**PROBLEM STATEMENT**
Locate and copy all lines bearing the word "size".
---- SUPPLIED INFORMATION
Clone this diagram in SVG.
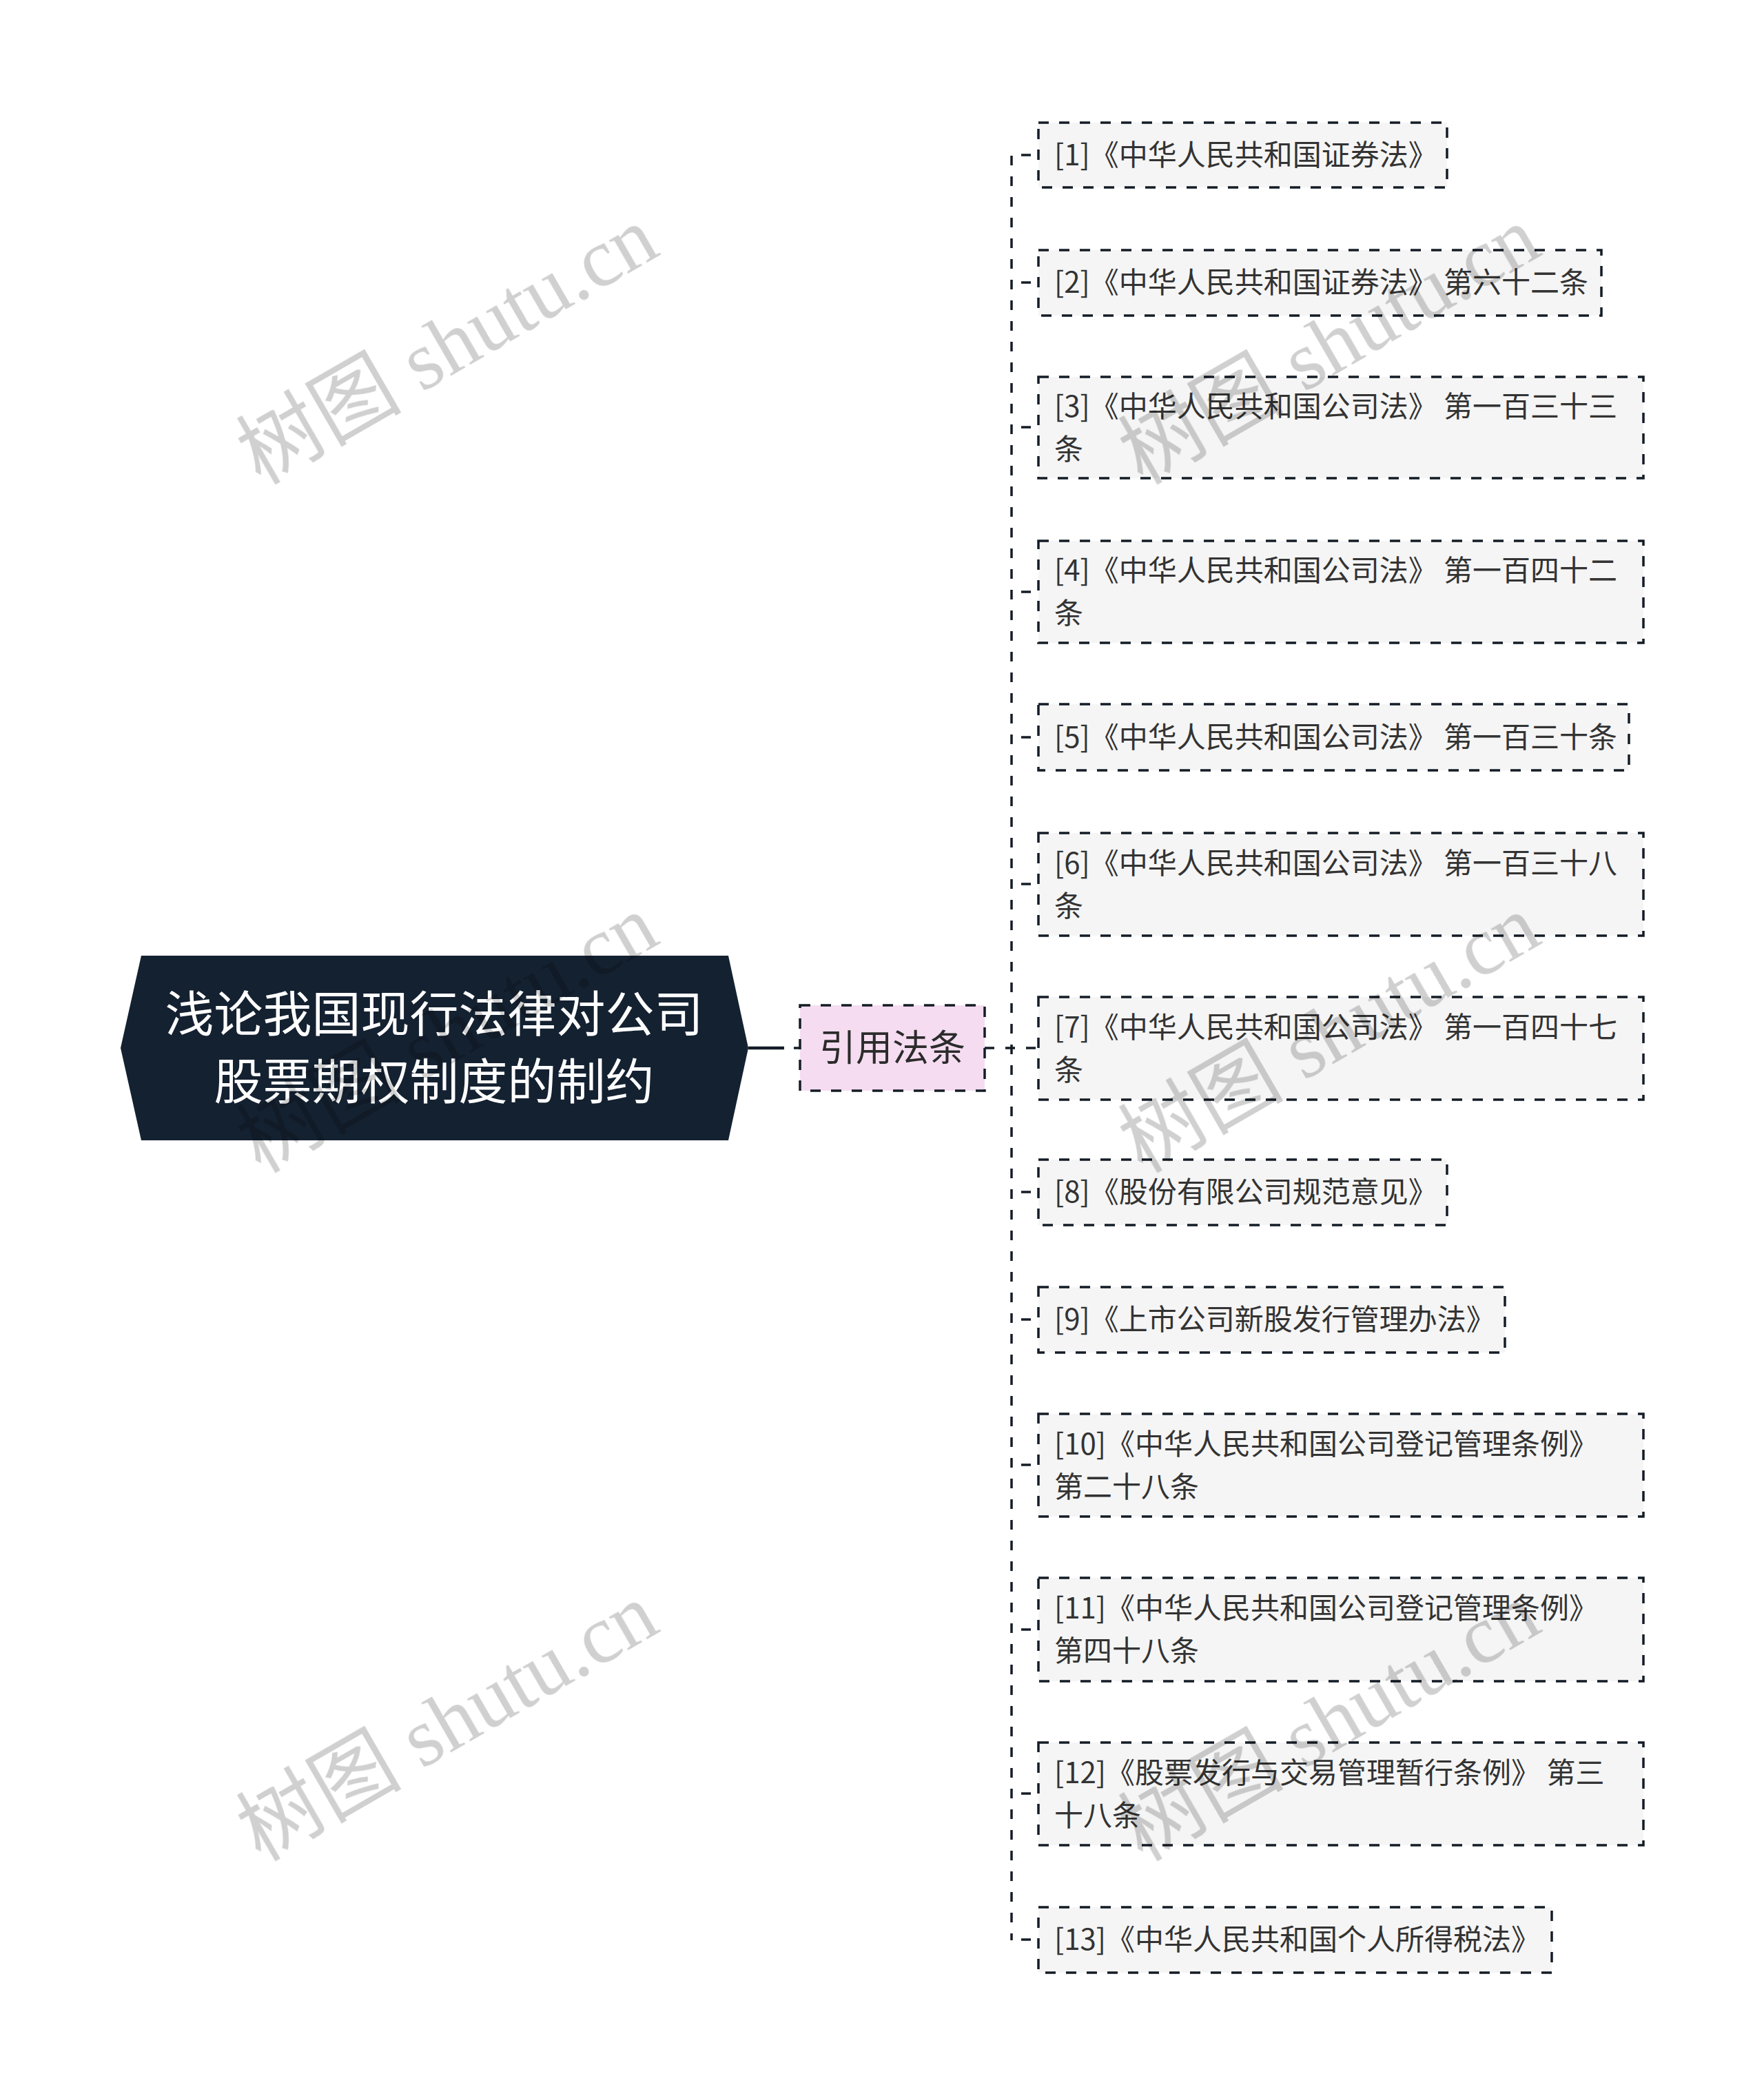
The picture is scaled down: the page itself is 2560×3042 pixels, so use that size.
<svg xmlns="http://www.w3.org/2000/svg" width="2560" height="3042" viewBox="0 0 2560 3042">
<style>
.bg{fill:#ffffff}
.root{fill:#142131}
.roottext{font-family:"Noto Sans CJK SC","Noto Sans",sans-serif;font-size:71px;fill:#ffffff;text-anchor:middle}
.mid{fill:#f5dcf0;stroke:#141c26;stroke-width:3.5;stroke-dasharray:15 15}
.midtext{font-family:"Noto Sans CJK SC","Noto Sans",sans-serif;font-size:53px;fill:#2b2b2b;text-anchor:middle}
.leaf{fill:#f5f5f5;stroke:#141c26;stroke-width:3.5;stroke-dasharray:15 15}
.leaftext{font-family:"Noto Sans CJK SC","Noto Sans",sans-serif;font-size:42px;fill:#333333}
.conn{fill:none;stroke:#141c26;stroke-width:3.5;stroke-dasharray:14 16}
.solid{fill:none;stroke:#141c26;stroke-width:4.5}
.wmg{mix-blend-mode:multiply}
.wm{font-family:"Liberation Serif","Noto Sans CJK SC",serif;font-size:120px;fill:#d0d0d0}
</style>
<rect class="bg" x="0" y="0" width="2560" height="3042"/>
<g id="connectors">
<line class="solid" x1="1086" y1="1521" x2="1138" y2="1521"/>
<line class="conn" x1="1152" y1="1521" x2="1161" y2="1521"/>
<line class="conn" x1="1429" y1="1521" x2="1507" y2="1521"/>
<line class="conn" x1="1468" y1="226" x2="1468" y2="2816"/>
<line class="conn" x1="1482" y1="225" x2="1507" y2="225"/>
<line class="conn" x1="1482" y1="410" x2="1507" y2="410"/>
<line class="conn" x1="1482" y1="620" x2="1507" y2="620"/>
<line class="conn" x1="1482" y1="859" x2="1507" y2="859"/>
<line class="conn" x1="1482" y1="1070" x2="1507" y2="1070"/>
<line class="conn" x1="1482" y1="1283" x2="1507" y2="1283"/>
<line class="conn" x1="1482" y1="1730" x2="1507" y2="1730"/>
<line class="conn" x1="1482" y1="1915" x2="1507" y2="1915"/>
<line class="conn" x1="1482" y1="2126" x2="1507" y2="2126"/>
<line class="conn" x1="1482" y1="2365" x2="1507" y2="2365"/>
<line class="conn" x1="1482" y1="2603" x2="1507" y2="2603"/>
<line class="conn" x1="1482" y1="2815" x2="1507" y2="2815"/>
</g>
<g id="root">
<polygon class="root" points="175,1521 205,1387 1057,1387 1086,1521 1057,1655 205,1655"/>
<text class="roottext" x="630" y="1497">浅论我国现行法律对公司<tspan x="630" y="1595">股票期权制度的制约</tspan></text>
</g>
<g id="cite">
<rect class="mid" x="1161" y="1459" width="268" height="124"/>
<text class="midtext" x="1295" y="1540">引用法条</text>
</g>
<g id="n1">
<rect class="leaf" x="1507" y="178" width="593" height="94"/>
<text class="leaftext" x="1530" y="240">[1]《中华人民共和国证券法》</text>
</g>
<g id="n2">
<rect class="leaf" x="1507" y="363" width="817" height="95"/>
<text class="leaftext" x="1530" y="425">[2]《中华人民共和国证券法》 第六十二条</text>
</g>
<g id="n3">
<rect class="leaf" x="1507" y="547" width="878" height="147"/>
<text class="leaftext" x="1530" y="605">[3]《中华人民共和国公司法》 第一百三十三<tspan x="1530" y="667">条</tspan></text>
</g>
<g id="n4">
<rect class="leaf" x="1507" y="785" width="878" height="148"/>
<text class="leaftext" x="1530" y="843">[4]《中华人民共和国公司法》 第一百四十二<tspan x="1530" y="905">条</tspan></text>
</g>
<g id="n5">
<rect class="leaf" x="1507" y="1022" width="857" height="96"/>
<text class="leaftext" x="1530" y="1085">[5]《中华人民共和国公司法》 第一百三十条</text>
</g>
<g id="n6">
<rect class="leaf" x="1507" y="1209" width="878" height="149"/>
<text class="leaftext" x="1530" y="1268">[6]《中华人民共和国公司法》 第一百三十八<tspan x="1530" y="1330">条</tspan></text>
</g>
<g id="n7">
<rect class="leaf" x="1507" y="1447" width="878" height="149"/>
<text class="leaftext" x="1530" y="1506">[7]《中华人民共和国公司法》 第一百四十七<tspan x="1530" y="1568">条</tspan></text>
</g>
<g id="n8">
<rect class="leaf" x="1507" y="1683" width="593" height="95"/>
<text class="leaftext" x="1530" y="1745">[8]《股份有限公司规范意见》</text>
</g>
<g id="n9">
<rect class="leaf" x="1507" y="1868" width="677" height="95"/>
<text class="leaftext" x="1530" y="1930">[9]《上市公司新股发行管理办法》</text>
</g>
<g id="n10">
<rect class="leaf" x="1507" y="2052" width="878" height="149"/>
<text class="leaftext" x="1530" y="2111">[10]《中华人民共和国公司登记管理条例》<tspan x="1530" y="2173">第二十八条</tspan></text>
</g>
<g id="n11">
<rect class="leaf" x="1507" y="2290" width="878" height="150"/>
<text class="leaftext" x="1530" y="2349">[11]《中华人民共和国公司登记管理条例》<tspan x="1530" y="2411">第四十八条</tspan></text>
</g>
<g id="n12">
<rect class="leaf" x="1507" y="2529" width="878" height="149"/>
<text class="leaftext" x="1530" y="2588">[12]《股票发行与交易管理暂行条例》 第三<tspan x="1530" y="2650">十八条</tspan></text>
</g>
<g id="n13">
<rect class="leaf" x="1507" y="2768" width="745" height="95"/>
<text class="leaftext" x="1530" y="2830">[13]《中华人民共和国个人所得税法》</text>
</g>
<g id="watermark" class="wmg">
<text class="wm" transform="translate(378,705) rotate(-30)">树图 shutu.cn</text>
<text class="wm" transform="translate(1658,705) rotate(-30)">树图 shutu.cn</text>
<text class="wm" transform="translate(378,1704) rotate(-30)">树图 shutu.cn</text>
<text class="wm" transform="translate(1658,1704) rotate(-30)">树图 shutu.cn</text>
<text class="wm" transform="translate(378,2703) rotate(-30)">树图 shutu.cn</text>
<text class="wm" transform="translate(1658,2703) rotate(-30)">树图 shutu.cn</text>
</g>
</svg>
--------
**ANSWER TO THE TASK**
The picture is scaled down: the page itself is 2560×3042 pixels, so use that size.
.roottext{font-family:"Noto Sans CJK SC","Noto Sans",sans-serif;font-size:71px;fill:#ffffff;text-anchor:middle}
.midtext{font-family:"Noto Sans CJK SC","Noto Sans",sans-serif;font-size:53px;fill:#2b2b2b;text-anchor:middle}
.leaftext{font-family:"Noto Sans CJK SC","Noto Sans",sans-serif;font-size:42px;fill:#333333}
.wm{font-family:"Liberation Serif","Noto Sans CJK SC",serif;font-size:120px;fill:#d0d0d0}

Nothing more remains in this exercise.